En position fermée, l'axe (2) du galet d'ouverture de la pince (1), fixé à la partie supérieure de la suspension, est verrouillé par un verrou (3), agissant sur le prolongement de l'axe du galet d'ouverture et empêchant la tige de suspension de se déplacer verticalement. La tête (6) pouvant pivoter autour d'un axe horizontal perpendiculaire à celui du câble, dans un palier, faisant corps avec le châssis de la pince, guide une glissière verticale avec une coulisse oblique (5), prolongeant la suspension. Une mâchoire mobile (8), prenant appui sur la coulisse oblique par l'intermédiaire d'une tige horizontale centrée (4), transmet la force verticale sur le câble retenu par la mâchoire opposée fixe (9). Un châssis (7) avec galets de roulement (10) guide la mâchoire mobile verticalement.

Lors de l'accrochage et du décrochage, le galet d'ouverture fixé à la suspension (1) s'engage sur un rail (A), il soulève la cabine et, supprimant l'action de la pesanteur, ouvre la pince (8) en faisant agir la coulisse (5) oblique en sens inverse.
Le verrou (3), fixé à la tête de guidage pivotante, empêchant la suspension (2) de remonter et par conséquent la pince de s'ouvrir, un rail de déverrouillage le met hors d'action lors de l’embrayage et du débrayage. Le verrou est destiné à empêcher une ouverture inopinée de la pince pendant le trajet au cas où, par exemple, une cabine vide serait soulevée par un ouragan.

Un rail supérieur (B) et inférieur (C) retient le châssis (7) afin d'éviter que ce dernier suive le mouvement vertical engendré par le rail d'ouverture (A). Lors du retrait du câble des mâchoires, la coulisse, en l'absence d'obstacle, descend jusqu'à la butée.

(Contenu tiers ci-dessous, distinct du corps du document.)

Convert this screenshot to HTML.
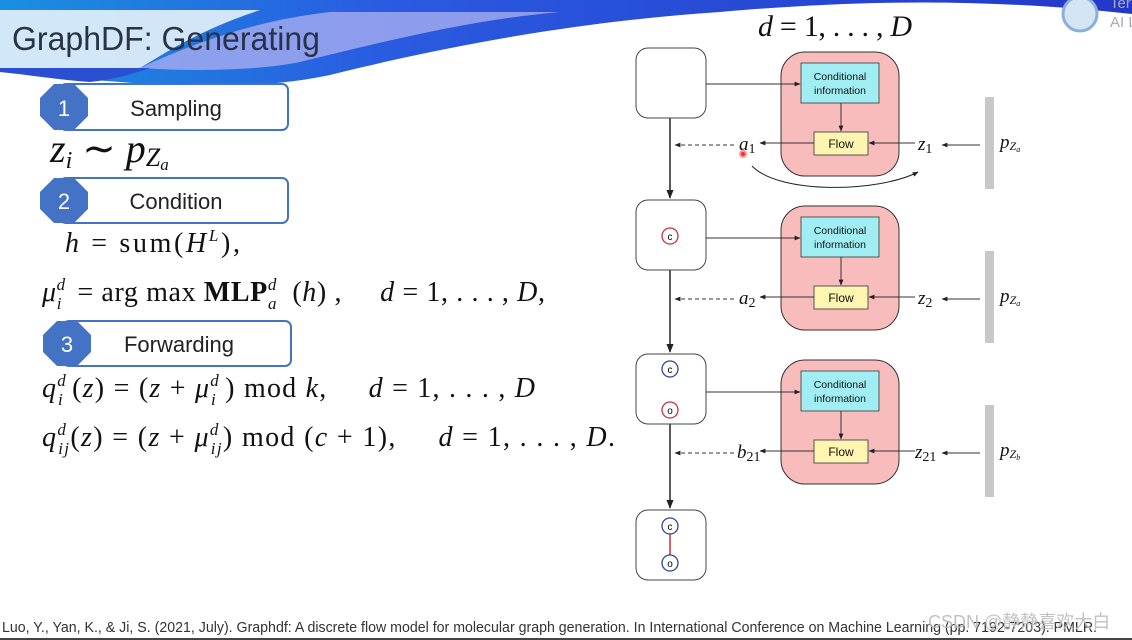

Avec ce système, Giovanola livra en décembre 1950 à Verbier, la télécabine à cabines ouvertes de Médran. Grâce au savoir-faire de du constructeur en matière de conduites forcées, cet équipement inaugura l'emploi de pylônes tubulaires modernes sur les téléportés, plusieurs décennies avant leur généralisation par la plupart des constructeurs de remontées mécaniques.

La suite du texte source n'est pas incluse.